Stated exercise: Would you transcribe the whole listing exactly, minus its pictures?

*** Material provided

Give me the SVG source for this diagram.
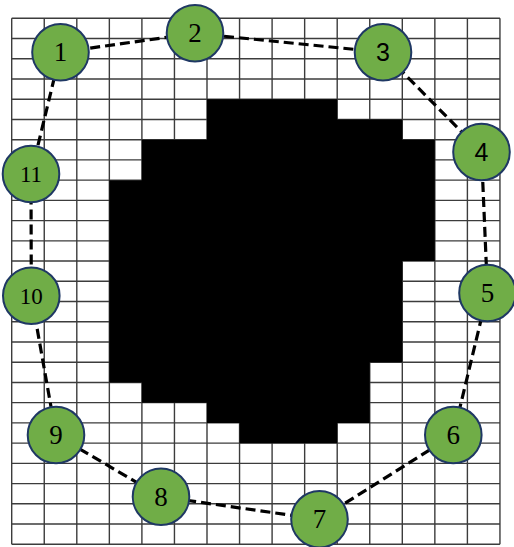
<svg xmlns="http://www.w3.org/2000/svg" width="514" height="547" viewBox="0 0 514 547">
<style>
.grid{stroke:#3c3c3c;stroke-width:1.4;fill:none}
.blob{fill:#000}
.edge{stroke:#000;stroke-width:3.2;stroke-dasharray:10 5;fill:none}
.node circle{fill:#70ad47;stroke:#1f3864;stroke-width:2}
.node text{font-family:"Liberation Serif","Times New Roman",serif;font-size:27px;fill:#000;text-anchor:middle}
.node text.s{font-size:23px}
.node text.ss{font-family:"Liberation Sans",Arial,sans-serif;font-size:25px}
</style>
<rect x="0" y="0" width="514" height="547" fill="#fff"/>
<path class="grid" d="M11.7,18.3V544.3M44.25,18.3V544.3M76.8,18.3V544.3M109.35,18.3V544.3M141.9,18.3V544.3M174.45,18.3V544.3M207,18.3V544.3M239.55,18.3V544.3M272.1,18.3V544.3M304.65,18.3V544.3M337.2,18.3V544.3M369.75,18.3V544.3M402.3,18.3V544.3M434.85,18.3V544.3M467.4,18.3V544.3M499.95,18.3V544.3
M11.7,18.3H499.95M11.7,38.53H499.95M11.7,58.76H499.95M11.7,78.99H499.95M11.7,99.22H499.95M11.7,119.45H499.95M11.7,139.68H499.95M11.7,159.91H499.95M11.7,180.14H499.95M11.7,200.37H499.95M11.7,220.6H499.95M11.7,240.83H499.95M11.7,261.06H499.95M11.7,281.29H499.95M11.7,301.52H499.95M11.7,321.75H499.95M11.7,341.98H499.95M11.7,362.21H499.95M11.7,382.44H499.95M11.7,402.67H499.95M11.7,422.9H499.95M11.7,443.13H499.95M11.7,463.36H499.95M11.7,483.59H499.95M11.7,503.82H499.95M11.7,524.05H499.95M11.7,544.3H499.95"/>
<polygon class="blob" points="207,99.22 337.2,99.22 337.2,119.45 402.3,119.45 402.3,139.68 434.85,139.68 434.85,261.06 402.3,261.06 402.3,362.21 369.75,362.21 369.75,422.9 337.2,422.9 337.2,443.13 239.55,443.13 239.55,422.9 207,422.9 207,402.67 141.9,402.67 141.9,382.44 109.35,382.44 109.35,180.14 141.9,180.14 141.9,139.68 207,139.68"/>
<g id="connectors">
<path class="edge" d="M60.5,52.3L195,33.3L383,52.2L481.5,152L487.5,293L453.3,435L319.5,519.3L161,496.7L56,435L31.3,295.7L31,174Z"/>
</g>
<g id="n1" class="node"><circle cx="60.5" cy="52.3" r="28.3"/><text x="60.5" y="61.3">1</text></g>
<g id="n2" class="node"><circle cx="195" cy="33.3" r="28.3"/><text x="195" y="42.3">2</text></g>
<g id="n3" class="node"><circle cx="383" cy="52.2" r="28.3"/><text class="ss" x="383" y="61.2">3</text></g>
<g id="n4" class="node"><circle cx="481.5" cy="152" r="28.3"/><text class="ss" x="481.5" y="161">4</text></g>
<g id="n5" class="node"><circle cx="487.5" cy="293" r="28.3"/><text x="487.5" y="302">5</text></g>
<g id="n6" class="node"><circle cx="453.3" cy="435" r="28.3"/><text x="453.3" y="444">6</text></g>
<g id="n7" class="node"><circle cx="319.5" cy="519.3" r="28.3"/><text x="319.5" y="528.3">7</text></g>
<g id="n8" class="node"><circle cx="161" cy="496.7" r="28.3"/><text x="161" y="505.7">8</text></g>
<g id="n9" class="node"><circle cx="56" cy="435" r="28.3"/><text x="56" y="444">9</text></g>
<g id="n10" class="node"><circle cx="31.3" cy="295.7" r="28.3"/><text class="s" x="31.3" y="303.5">10</text></g>
<g id="n11" class="node"><circle cx="31" cy="174" r="28.3"/><text class="s" x="31" y="181.8">11</text></g>
</svg>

******

Solution to the exercise:
Give me the SVG source for this diagram.
<svg xmlns="http://www.w3.org/2000/svg" width="514" height="547" viewBox="0 0 514 547">
<style>
.grid{stroke:#3c3c3c;stroke-width:1.4;fill:none}
.blob{fill:#000}
.edge{stroke:#000;stroke-width:3.2;stroke-dasharray:10 5;fill:none}
.node circle{fill:#70ad47;stroke:#1f3864;stroke-width:2}
.node text{font-family:"Liberation Serif","Times New Roman",serif;font-size:27px;fill:#000;text-anchor:middle}
.node text.s{font-size:23px}
.node text.ss{font-family:"Liberation Sans",Arial,sans-serif;font-size:25px}
</style>
<rect x="0" y="0" width="514" height="547" fill="#fff"/>
<path class="grid" d="M11.7,18.3V544.3M44.25,18.3V544.3M76.8,18.3V544.3M109.35,18.3V544.3M141.9,18.3V544.3M174.45,18.3V544.3M207,18.3V544.3M239.55,18.3V544.3M272.1,18.3V544.3M304.65,18.3V544.3M337.2,18.3V544.3M369.75,18.3V544.3M402.3,18.3V544.3M434.85,18.3V544.3M467.4,18.3V544.3M499.95,18.3V544.3
M11.7,18.3H499.95M11.7,38.53H499.95M11.7,58.76H499.95M11.7,78.99H499.95M11.7,99.22H499.95M11.7,119.45H499.95M11.7,139.68H499.95M11.7,159.91H499.95M11.7,180.14H499.95M11.7,200.37H499.95M11.7,220.6H499.95M11.7,240.83H499.95M11.7,261.06H499.95M11.7,281.29H499.95M11.7,301.52H499.95M11.7,321.75H499.95M11.7,341.98H499.95M11.7,362.21H499.95M11.7,382.44H499.95M11.7,402.67H499.95M11.7,422.9H499.95M11.7,443.13H499.95M11.7,463.36H499.95M11.7,483.59H499.95M11.7,503.82H499.95M11.7,524.05H499.95M11.7,544.3H499.95"/>
<polygon class="blob" points="207,99.22 337.2,99.22 337.2,119.45 402.3,119.45 402.3,139.68 434.85,139.68 434.85,261.06 402.3,261.06 402.3,362.21 369.75,362.21 369.75,422.9 337.2,422.9 337.2,443.13 239.55,443.13 239.55,422.9 207,422.9 207,402.67 141.9,402.67 141.9,382.44 109.35,382.44 109.35,180.14 141.9,180.14 141.9,139.68 207,139.68"/>
<g id="connectors">
<path class="edge" d="M60.5,52.3L195,33.3L383,52.2L481.5,152L487.5,293L453.3,435L319.5,519.3L161,496.7L56,435L31.3,295.7L31,174Z"/>
</g>
<g id="n1" class="node"><circle cx="60.5" cy="52.3" r="28.3"/><text x="60.5" y="61.3">1</text></g>
<g id="n2" class="node"><circle cx="195" cy="33.3" r="28.3"/><text x="195" y="42.3">2</text></g>
<g id="n3" class="node"><circle cx="383" cy="52.2" r="28.3"/><text class="ss" x="383" y="61.2">3</text></g>
<g id="n4" class="node"><circle cx="481.5" cy="152" r="28.3"/><text class="ss" x="481.5" y="161">4</text></g>
<g id="n5" class="node"><circle cx="487.5" cy="293" r="28.3"/><text x="487.5" y="302">5</text></g>
<g id="n6" class="node"><circle cx="453.3" cy="435" r="28.3"/><text x="453.3" y="444">6</text></g>
<g id="n7" class="node"><circle cx="319.5" cy="519.3" r="28.3"/><text x="319.5" y="528.3">7</text></g>
<g id="n8" class="node"><circle cx="161" cy="496.7" r="28.3"/><text x="161" y="505.7">8</text></g>
<g id="n9" class="node"><circle cx="56" cy="435" r="28.3"/><text x="56" y="444">9</text></g>
<g id="n10" class="node"><circle cx="31.3" cy="295.7" r="28.3"/><text class="s" x="31.3" y="303.5">10</text></g>
<g id="n11" class="node"><circle cx="31" cy="174" r="28.3"/><text class="s" x="31" y="181.8">11</text></g>
</svg>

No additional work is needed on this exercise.